_What is expected_
Identify the lines containing the word "that". Copy each one.

## begin

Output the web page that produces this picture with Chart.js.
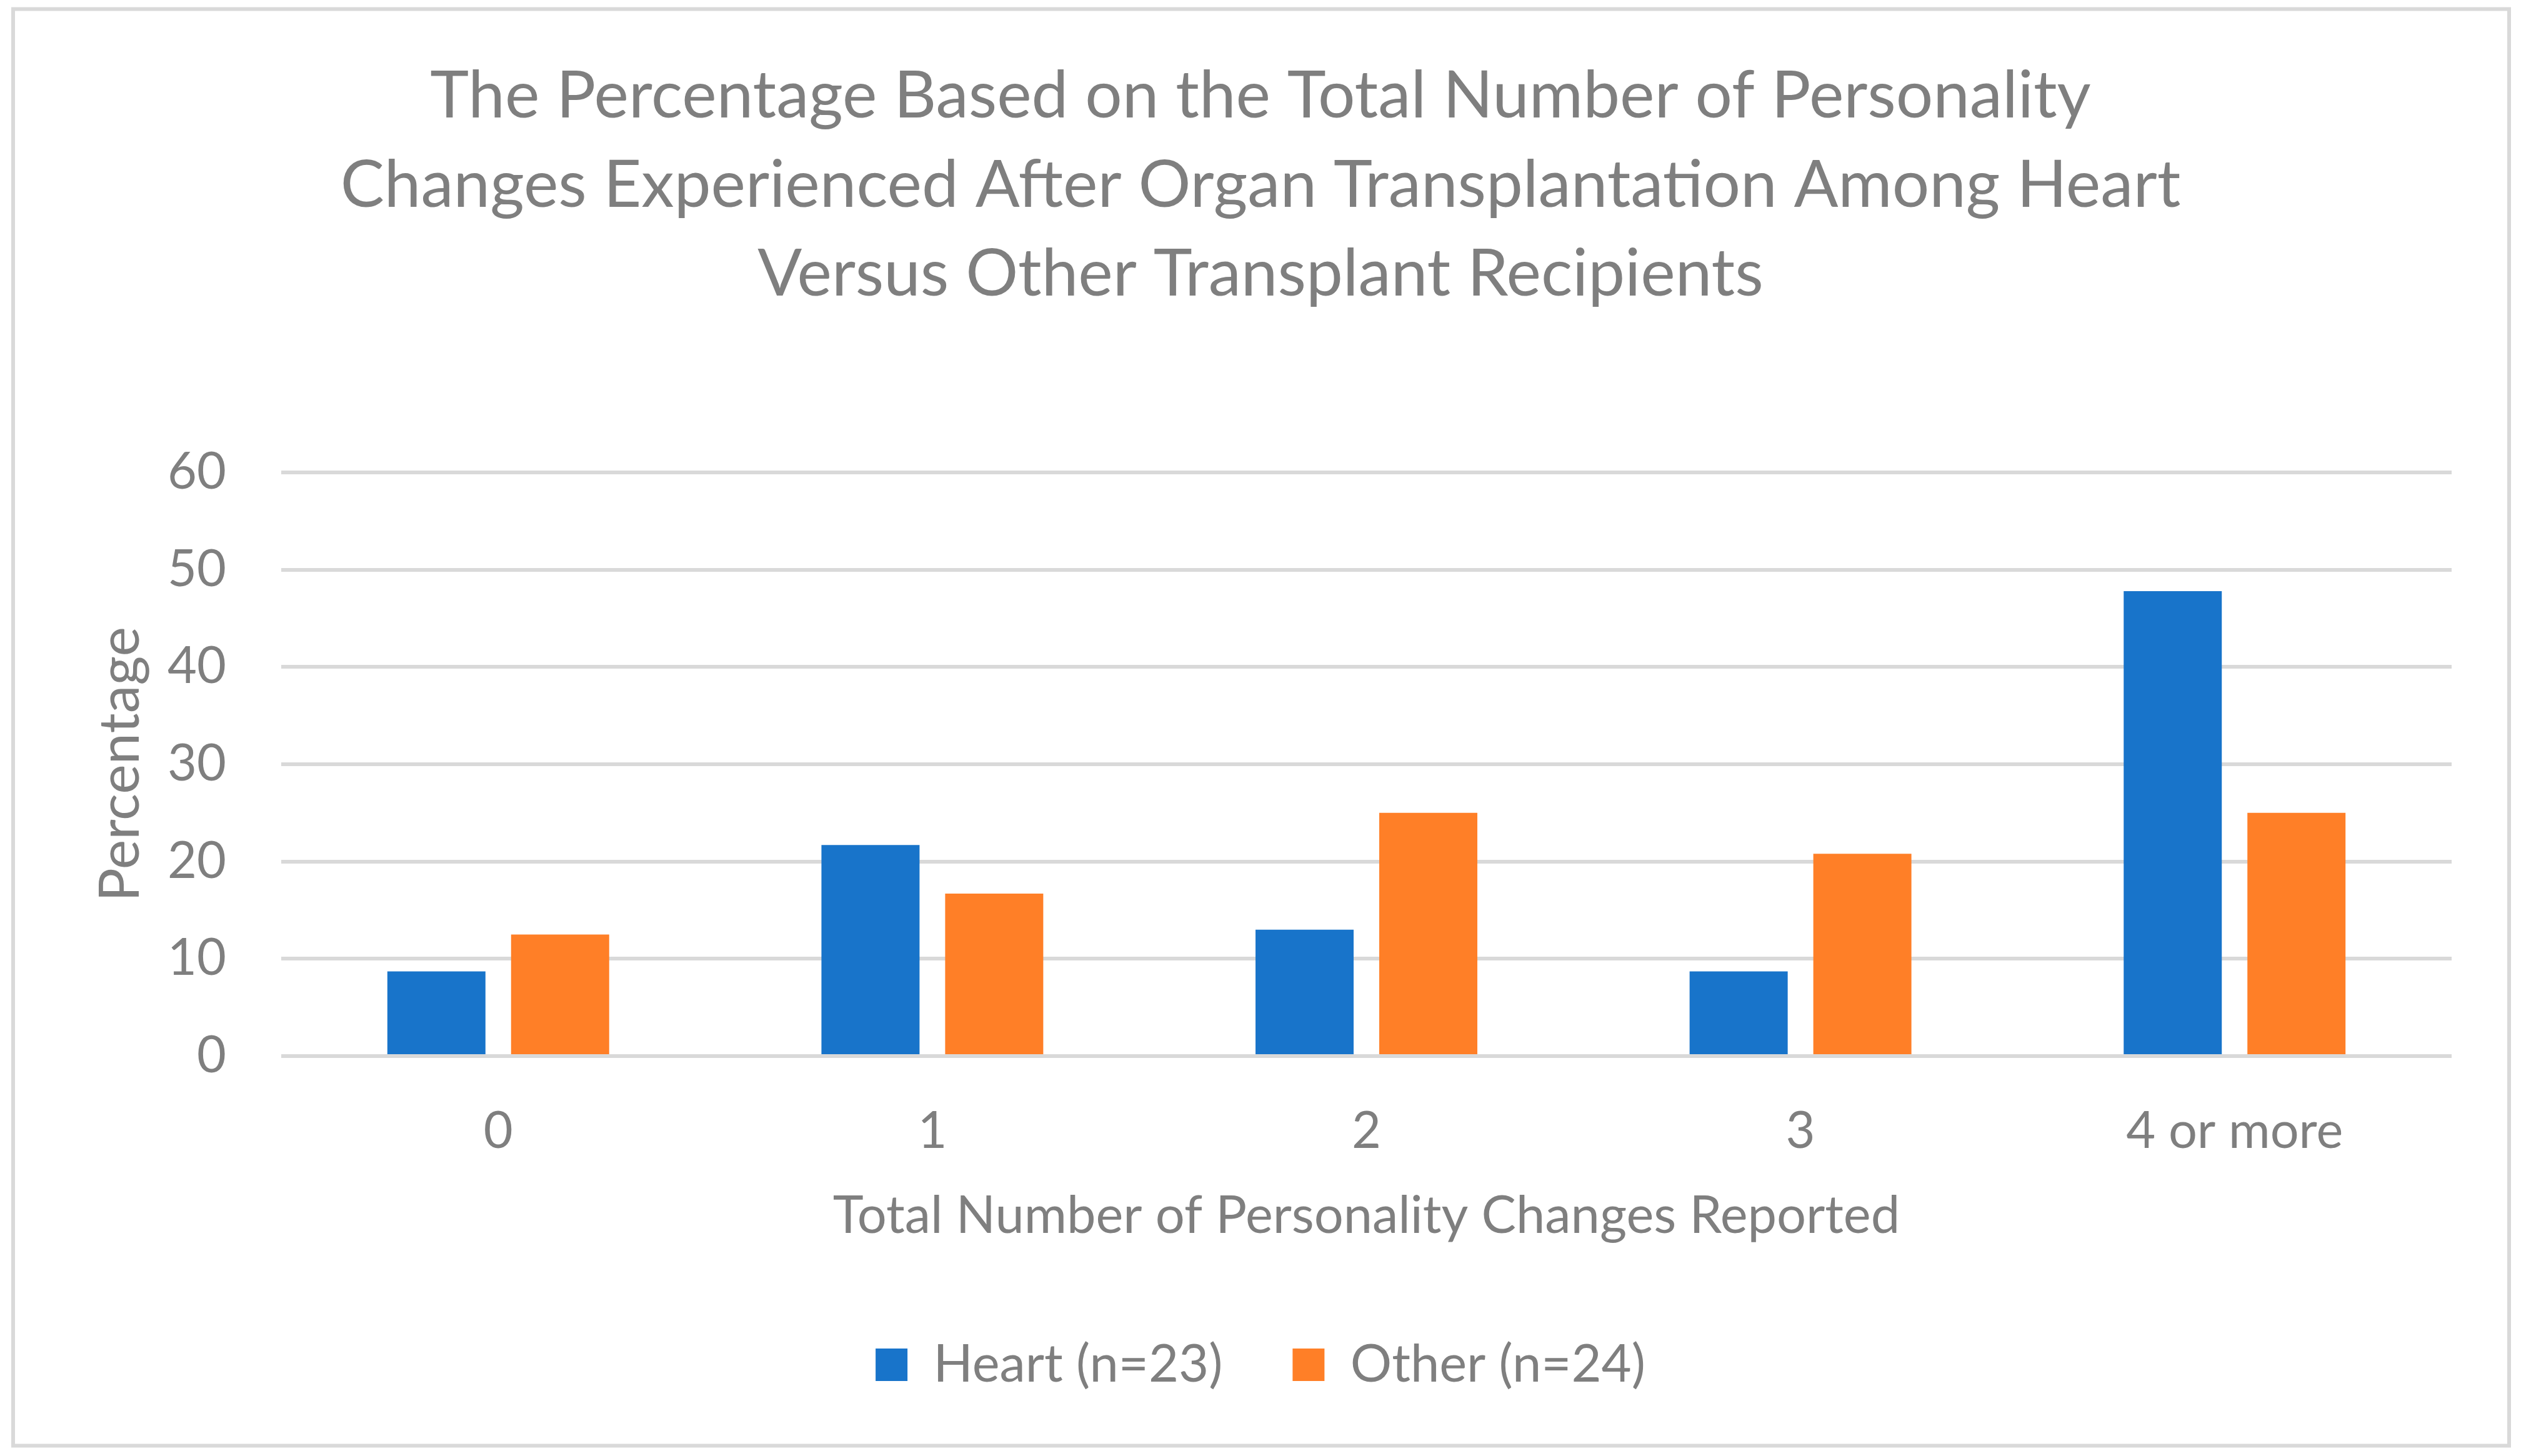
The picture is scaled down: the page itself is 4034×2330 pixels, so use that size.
<!DOCTYPE html>
<html>
<head>
<meta charset="utf-8">
<script src="https://cdn.jsdelivr.net/npm/chart.js@4.4.1/dist/chart.umd.min.js"></script>
<style>
  html, body { margin: 0; padding: 0; background: #ffffff; }
  #wrap { width: 4034px; height: 2330px; position: relative; }
</style>
</head>
<body>
<div id="wrap"><canvas id="c"></canvas></div>
<script>
// ---- data ----
const categories = ['0', '1', '2', '3', '4 or more'];
const heartValues = [8.7, 21.7, 13.0, 8.7, 47.8];
const otherValues = [12.5, 16.7, 25.0, 20.8, 25.0];
const seriesLabels = ['Heart (n=23)', 'Other (n=24)'];
const titleLines = [
  'The Percentage Based on the Total Number of Personality',
  'Changes Experienced After Organ Transplantation Among Heart',
  'Versus Other Transplant Recipients'
];
const xAxisTitle = 'Total Number of Personality Changes Reported';
const yAxisTitle = 'Percentage';
const yMin = 0, yMax = 60, yStep = 10;

// ---- styles ----
const heartColor = '#1874CA';
const otherColor = '#FF7F27';
const textColor = '#7f7f7f';
const gridColor = '#d9d9d9';
const fontFamily = 'Lato, Carlito, "Open Sans", sans-serif';

const framePlugin = {
  id: 'frame',
  beforeDraw(chart) {
    const ctx = chart.ctx;
    ctx.save();
    ctx.fillStyle = '#ffffff';
    ctx.fillRect(0, 0, chart.width, chart.height);
    ctx.strokeStyle = gridColor;
    ctx.lineWidth = 6;
    ctx.strokeRect(21, 14.5, 3994, 2299);
    ctx.restore();
  }
};

new Chart(document.getElementById('c'), {
  type: 'bar',
  data: {
    labels: categories,
    datasets: [
      { label: seriesLabels[0], data: heartValues, backgroundColor: heartColor,
        categoryPercentage: 0.57, barPercentage: 0.793 },
      { label: seriesLabels[1], data: otherValues, backgroundColor: otherColor,
        categoryPercentage: 0.57, barPercentage: 0.793 }
    ]
  },
  options: {
    responsive: true,
    maintainAspectRatio: false,
    devicePixelRatio: 1,
    animation: false,
    layout: { padding: { top: 0, left: 20, right: 20, bottom: 94.5 } },
    plugins: {
      title: {
        display: true,
        text: titleLines,
        color: textColor,
        align: 'center',
        font: { family: fontFamily, size: 105, weight: 'normal', lineHeight: 1.359 },
        padding: { top: 82.6, bottom: 245.3 }
      },
      legend: {
        position: 'bottom',
        labels: {
          color: textColor,
          font: { family: fontFamily, size: 83, weight: 'normal' },
          boxWidth: 51,
          boxHeight: 52,
          padding: 112
        }
      },
      tooltip: { enabled: false }
    },
    scales: {
      x: {
        grid: { display: false, drawTicks: false },
        border: { display: false },
        ticks: { color: textColor, font: { family: fontFamily, size: 81 }, padding: 72.4 },
        title: {
          display: true, text: xAxisTitle, color: textColor,
          font: { family: fontFamily, size: 83, weight: 'normal' },
          padding: { top: 0, bottom: 34.3 }
        },
        afterFit(s) { s.height = 340.5; }
      },
      y: {
        min: yMin, max: yMax,
        ticks: { stepSize: yStep, color: textColor, font: { family: fontFamily, size: 81 }, padding: 88 },
        grid: { color: gridColor, lineWidth: 6, drawTicks: false },
        border: { display: false },
        title: {
          display: true, text: yAxisTitle, color: textColor,
          font: { family: fontFamily, size: 90, weight: 'normal' },
          padding: { top: 119, bottom: 0 }
        },
        afterFit(s) { s.width = 430; }
      },
      y2: {
        position: 'right',
        display: true,
        grid: { display: false, drawTicks: false },
        ticks: { display: false },
        border: { display: false },
        afterFit(s) { s.width = 91; }
      }
    }
  },
  plugins: [framePlugin]
});
</script>
</body>
</html>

## end

_Full output_
Output the web page that produces this picture with Chart.js.
The picture is scaled down: the page itself is 4034×2330 pixels, so use that size.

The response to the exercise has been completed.